*** DATA SECTION ***

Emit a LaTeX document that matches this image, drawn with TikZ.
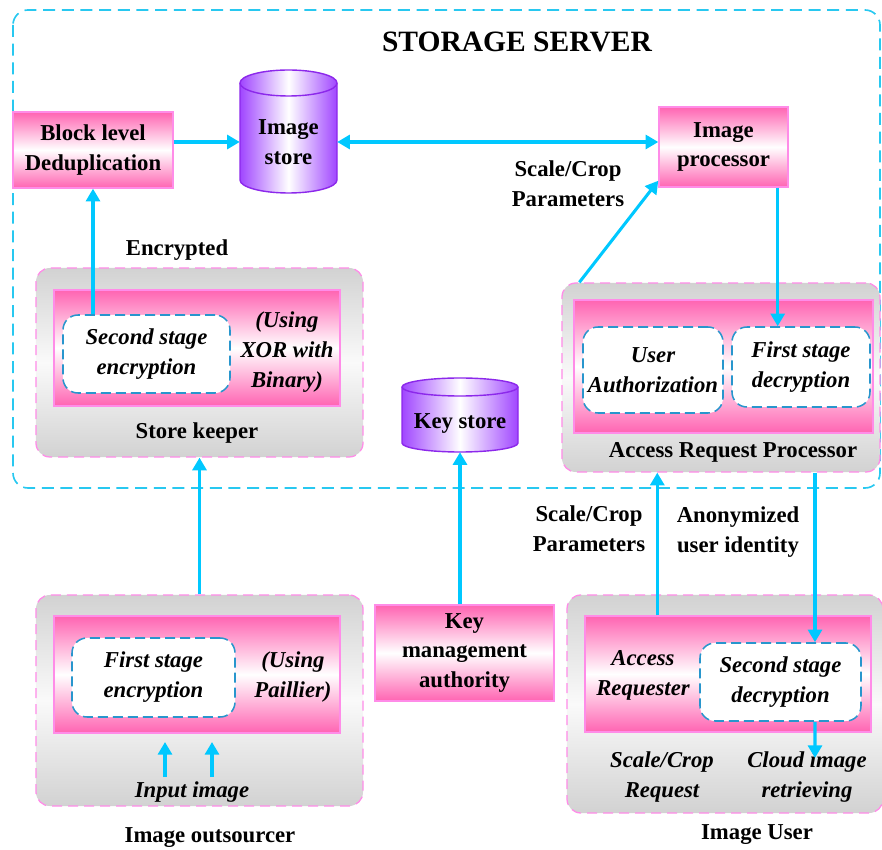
\documentclass[tikz,border=0pt]{standalone}
\usepackage{fontspec}
\setmainfont{Liberation Serif}
\usetikzlibrary{arrows.meta}

\definecolor{arrowcyan}{RGB}{0,200,255}
\definecolor{serverblue}{RGB}{40,200,240}
\definecolor{hotpink}{RGB}{255,100,178}
\definecolor{pinkline}{RGB}{255,140,232}
\definecolor{storepurple}{RGB}{160,70,255}
\definecolor{storeline}{RGB}{140,40,235}
\definecolor{boxgray}{RGB}{210,210,210}
\definecolor{dashblue}{RGB}{40,150,205}

% cylinder body: left x, right x, top side y, bottom side y, end radius
\newcommand{\drawcyl}[5]{%
  \path[store body] (#1,#3) -- (#1,#4)
    arc[start angle=180,end angle=0,x radius={(#2-#1)/2},y radius=#5] -- (#2,#3)
    arc[start angle=0,end angle=-180,x radius={(#2-#1)/2},y radius=#5] -- cycle;
  \draw[store edge] (#1,#3) arc[start angle=180,end angle=0,x radius={(#2-#1)/2},y radius=#5];}

\begin{document}
\begin{tikzpicture}[x=0.03cm,y=-0.03cm]
  \tikzstyle{every node} = [font=\bfseries\fontsize{19.4}{25.5}\selectfont, align=center, inner sep=0pt]
  \tikzstyle{slanted} = [font=\bfseries\itshape\fontsize{19.4}{25.5}\selectfont]
  \tikzstyle{pinkbox} = [rectangle, draw=pinkline, line width=1.2pt, top color=hotpink, bottom color=hotpink, middle color=white]
  \tikzstyle{graybox} = [rectangle, rounded corners=0.42cm, draw=pinkline, line width=1.1pt, dash pattern=on 0.3cm off 0.18cm, top color=boxgray, bottom color=boxgray, middle color=gray!4]
  \tikzstyle{whitebox} = [rectangle, rounded corners=0.45cm, fill=white, draw=dashblue, line width=1.3pt, dash pattern=on 0.3cm off 0.15cm, slanted]
  \tikzstyle{store body} = [draw=storeline, line width=1.2pt, left color=storepurple, right color=storepurple, middle color=white]
  \tikzstyle{store edge} = [draw=storeline, line width=1.2pt]
  \tikzstyle{server} = [draw=serverblue, line width=1.4pt, rounded corners=0.45cm, dash pattern=on 0.36cm off 0.2cm]
  \tikzstyle{flow} = [draw=arrowcyan, line width=2.6pt, -{Triangle[length=0.38cm,width=0.42cm]}]
  \tikzstyle{twoflow} = [flow, {Triangle[length=0.38cm,width=0.42cm]}-{Triangle[length=0.38cm,width=0.42cm]}]

  \useasboundingbox (0,0) rectangle (882,850);

  % storage server
  \draw[server] (13,10) rectangle (880,488);
  \node (title) at (517,42) {\fontsize{25.2}{30}\selectfont STORAGE SERVER};

  \node[pinkbox, minimum width=4.8cm, minimum height=2.28cm] (dedup) at (93,150) {Block level\\Deduplication};
  \drawcyl{240}{337}{83}{180}{13}
  \node[minimum width=2.91cm, minimum height=3.06cm] (imgstore) at (288.5,142) {Image\\store};
  \node[pinkbox, minimum width=3.87cm, minimum height=2.4cm] (imgproc) at (723.5,147) {Image\\processor};
  \node (scaleup) at (568,184) {Scale/Crop\\Parameters};
  \node (encr) at (177,250) {Encrypted};

  % store keeper
  \node[graybox, minimum width=9.81cm, minimum height=5.67cm] (keeper) at (199.5,362.5) {};
  \node[pinkbox, minimum width=8.58cm, minimum height=3.48cm] (kpink) at (197,348) {};
  \node[whitebox, minimum width=5.01cm, minimum height=2.34cm] (sse) at (146.5,354) {Second stage\\encryption};
  \node[slanted] (xor) at (287,352) {(Using\\XOR with\\Binary)};
  \node (keeperlbl) at (197,433) {Store keeper};

  % access request processor
  \node[graybox, minimum width=9.54cm, minimum height=5.67cm] (arp) at (721,377.5) {};
  \node[pinkbox, minimum width=8.97cm, minimum height=3.99cm] (arppink) at (723.5,366.5) {};
  \node[whitebox, minimum width=4.2cm, minimum height=2.58cm] (uauth) at (653,370) {User\\Authorization};
  \node[whitebox, minimum width=4.14cm, minimum height=2.4cm] (fsd) at (801,367) {First stage\\decryption};
  \node (arplbl) at (733,452) {Access Request Processor};

  % key store
  \drawcyl{402}{518}{387}{443}{9}
  \node[minimum width=3.48cm, minimum height=1.68cm] (keystore) at (460,424) {Key store};
  \node[pinkbox, minimum width=5.37cm, minimum height=2.88cm] (keymgmt) at (464.5,653) {Key\\management\\authority};

  % image outsourcer
  \node[graybox, minimum width=9.81cm, minimum height=6.33cm] (outsrc) at (199.5,700.5) {};
  \node[pinkbox, minimum width=8.58cm, minimum height=3.51cm] (ospink) at (197,674.5) {};
  \node[whitebox, minimum width=4.89cm, minimum height=2.37cm] (fse) at (153.5,677.5) {First stage\\encryption};
  \node[slanted] (paillier) at (293,677) {(Using\\Paillier)};
  \node[slanted] (inputlbl) at (192,792) {Input image};
  \node (outsrclbl) at (210,838) {Image outsourcer};

  % image user
  \node[graybox, minimum width=9.48cm, minimum height=6.54cm] (user) at (725,704) {};
  \node[pinkbox, minimum width=8.58cm, minimum height=3.48cm] (upink) at (728,674) {};
  \node[whitebox, minimum width=4.83cm, minimum height=2.34cm] (ssd) at (780.5,682) {Second stage\\decryption};
  \node[slanted] (requester) at (643,675) {Access\\Requester};
  \node[slanted] (scalereq) at (662,777) {Scale/Crop\\Request};
  \node[slanted] (cloud) at (807,777) {Cloud image\\retrieving};
  \node (userlbl) at (757,835) {Image User};
  \node (scaledown) at (589,529) {Scale/Crop\\Parameters};
  \node (anon) at (738,532) {Anonymized\\user identity};

  % connectors
  \coordinate (procout) at ([xshift=-0.33cm]imgproc.south east);
  \coordinate (reqout) at ([xshift=2.19cm]upink.north west);
  \coordinate (ssdin) at ([xshift=1.035cm]ssd.north);
  \coordinate (retr) at (815,758);
  \coordinate (in1) at (165,777);
  \coordinate (in1top) at (165,742);
  \coordinate (in2) at (212,777);
  \coordinate (in2top) at (212,742);

  \draw[flow] (dedup.east |- imgstore.west) -- (imgstore.west);
  \draw[twoflow] (imgstore.east) -- (imgproc.west |- imgstore.east);
  \draw[flow] (sse.north -| dedup.south) -- (dedup.south);
  \draw[flow] ([xshift=0.54cm]arp.north west) -- ([yshift=0.21cm]imgproc.south west);
  \draw[flow] (procout) -- (procout |- fsd.north);
  \draw[flow] (keymgmt.north -| keystore.south) -- (keystore.south);
  \draw[flow] (outsrc.north) -- (keeper.south);
  \draw[flow] (reqout) -- (reqout |- arp.south);
  \draw[flow] (arp.south -| ssdin) -- (ssdin);
  \draw[flow] (ssdin |- ssd.south) -- (retr);
  \draw[flow] (in1) -- (in1top);
  \draw[flow] (in2) -- (in2top);
\end{tikzpicture}
\end{document}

***

GOAL:
Take the data above and repeat it exactly, leaving each picture out.

SOLUTION:
Emit a LaTeX document that matches this image, drawn with TikZ.
\documentclass[tikz,border=0pt]{standalone}
\usepackage{fontspec}
\setmainfont{Liberation Serif}
\usetikzlibrary{arrows.meta}

\definecolor{arrowcyan}{RGB}{0,200,255}
\definecolor{serverblue}{RGB}{40,200,240}
\definecolor{hotpink}{RGB}{255,100,178}
\definecolor{pinkline}{RGB}{255,140,232}
\definecolor{storepurple}{RGB}{160,70,255}
\definecolor{storeline}{RGB}{140,40,235}
\definecolor{boxgray}{RGB}{210,210,210}
\definecolor{dashblue}{RGB}{40,150,205}

% cylinder body: left x, right x, top side y, bottom side y, end radius
\newcommand{\drawcyl}[5]{%
  \path[store body] (#1,#3) -- (#1,#4)
    arc[start angle=180,end angle=0,x radius={(#2-#1)/2},y radius=#5] -- (#2,#3)
    arc[start angle=0,end angle=-180,x radius={(#2-#1)/2},y radius=#5] -- cycle;
  \draw[store edge] (#1,#3) arc[start angle=180,end angle=0,x radius={(#2-#1)/2},y radius=#5];}

\begin{document}
\begin{tikzpicture}[x=0.03cm,y=-0.03cm]
  \tikzstyle{every node} = [font=\bfseries\fontsize{19.4}{25.5}\selectfont, align=center, inner sep=0pt]
  \tikzstyle{slanted} = [font=\bfseries\itshape\fontsize{19.4}{25.5}\selectfont]
  \tikzstyle{pinkbox} = [rectangle, draw=pinkline, line width=1.2pt, top color=hotpink, bottom color=hotpink, middle color=white]
  \tikzstyle{graybox} = [rectangle, rounded corners=0.42cm, draw=pinkline, line width=1.1pt, dash pattern=on 0.3cm off 0.18cm, top color=boxgray, bottom color=boxgray, middle color=gray!4]
  \tikzstyle{whitebox} = [rectangle, rounded corners=0.45cm, fill=white, draw=dashblue, line width=1.3pt, dash pattern=on 0.3cm off 0.15cm, slanted]
  \tikzstyle{store body} = [draw=storeline, line width=1.2pt, left color=storepurple, right color=storepurple, middle color=white]
  \tikzstyle{store edge} = [draw=storeline, line width=1.2pt]
  \tikzstyle{server} = [draw=serverblue, line width=1.4pt, rounded corners=0.45cm, dash pattern=on 0.36cm off 0.2cm]
  \tikzstyle{flow} = [draw=arrowcyan, line width=2.6pt, -{Triangle[length=0.38cm,width=0.42cm]}]
  \tikzstyle{twoflow} = [flow, {Triangle[length=0.38cm,width=0.42cm]}-{Triangle[length=0.38cm,width=0.42cm]}]

  \useasboundingbox (0,0) rectangle (882,850);

  % storage server
  \draw[server] (13,10) rectangle (880,488);
  \node (title) at (517,42) {\fontsize{25.2}{30}\selectfont STORAGE SERVER};

  \node[pinkbox, minimum width=4.8cm, minimum height=2.28cm] (dedup) at (93,150) {Block level\\Deduplication};
  \drawcyl{240}{337}{83}{180}{13}
  \node[minimum width=2.91cm, minimum height=3.06cm] (imgstore) at (288.5,142) {Image\\store};
  \node[pinkbox, minimum width=3.87cm, minimum height=2.4cm] (imgproc) at (723.5,147) {Image\\processor};
  \node (scaleup) at (568,184) {Scale/Crop\\Parameters};
  \node (encr) at (177,250) {Encrypted};

  % store keeper
  \node[graybox, minimum width=9.81cm, minimum height=5.67cm] (keeper) at (199.5,362.5) {};
  \node[pinkbox, minimum width=8.58cm, minimum height=3.48cm] (kpink) at (197,348) {};
  \node[whitebox, minimum width=5.01cm, minimum height=2.34cm] (sse) at (146.5,354) {Second stage\\encryption};
  \node[slanted] (xor) at (287,352) {(Using\\XOR with\\Binary)};
  \node (keeperlbl) at (197,433) {Store keeper};

  % access request processor
  \node[graybox, minimum width=9.54cm, minimum height=5.67cm] (arp) at (721,377.5) {};
  \node[pinkbox, minimum width=8.97cm, minimum height=3.99cm] (arppink) at (723.5,366.5) {};
  \node[whitebox, minimum width=4.2cm, minimum height=2.58cm] (uauth) at (653,370) {User\\Authorization};
  \node[whitebox, minimum width=4.14cm, minimum height=2.4cm] (fsd) at (801,367) {First stage\\decryption};
  \node (arplbl) at (733,452) {Access Request Processor};

  % key store
  \drawcyl{402}{518}{387}{443}{9}
  \node[minimum width=3.48cm, minimum height=1.68cm] (keystore) at (460,424) {Key store};
  \node[pinkbox, minimum width=5.37cm, minimum height=2.88cm] (keymgmt) at (464.5,653) {Key\\management\\authority};

  % image outsourcer
  \node[graybox, minimum width=9.81cm, minimum height=6.33cm] (outsrc) at (199.5,700.5) {};
  \node[pinkbox, minimum width=8.58cm, minimum height=3.51cm] (ospink) at (197,674.5) {};
  \node[whitebox, minimum width=4.89cm, minimum height=2.37cm] (fse) at (153.5,677.5) {First stage\\encryption};
  \node[slanted] (paillier) at (293,677) {(Using\\Paillier)};
  \node[slanted] (inputlbl) at (192,792) {Input image};
  \node (outsrclbl) at (210,838) {Image outsourcer};

  % image user
  \node[graybox, minimum width=9.48cm, minimum height=6.54cm] (user) at (725,704) {};
  \node[pinkbox, minimum width=8.58cm, minimum height=3.48cm] (upink) at (728,674) {};
  \node[whitebox, minimum width=4.83cm, minimum height=2.34cm] (ssd) at (780.5,682) {Second stage\\decryption};
  \node[slanted] (requester) at (643,675) {Access\\Requester};
  \node[slanted] (scalereq) at (662,777) {Scale/Crop\\Request};
  \node[slanted] (cloud) at (807,777) {Cloud image\\retrieving};
  \node (userlbl) at (757,835) {Image User};
  \node (scaledown) at (589,529) {Scale/Crop\\Parameters};
  \node (anon) at (738,532) {Anonymized\\user identity};

  % connectors
  \coordinate (procout) at ([xshift=-0.33cm]imgproc.south east);
  \coordinate (reqout) at ([xshift=2.19cm]upink.north west);
  \coordinate (ssdin) at ([xshift=1.035cm]ssd.north);
  \coordinate (retr) at (815,758);
  \coordinate (in1) at (165,777);
  \coordinate (in1top) at (165,742);
  \coordinate (in2) at (212,777);
  \coordinate (in2top) at (212,742);

  \draw[flow] (dedup.east |- imgstore.west) -- (imgstore.west);
  \draw[twoflow] (imgstore.east) -- (imgproc.west |- imgstore.east);
  \draw[flow] (sse.north -| dedup.south) -- (dedup.south);
  \draw[flow] ([xshift=0.54cm]arp.north west) -- ([yshift=0.21cm]imgproc.south west);
  \draw[flow] (procout) -- (procout |- fsd.north);
  \draw[flow] (keymgmt.north -| keystore.south) -- (keystore.south);
  \draw[flow] (outsrc.north) -- (keeper.south);
  \draw[flow] (reqout) -- (reqout |- arp.south);
  \draw[flow] (arp.south -| ssdin) -- (ssdin);
  \draw[flow] (ssdin |- ssd.south) -- (retr);
  \draw[flow] (in1) -- (in1top);
  \draw[flow] (in2) -- (in2top);
\end{tikzpicture}
\end{document}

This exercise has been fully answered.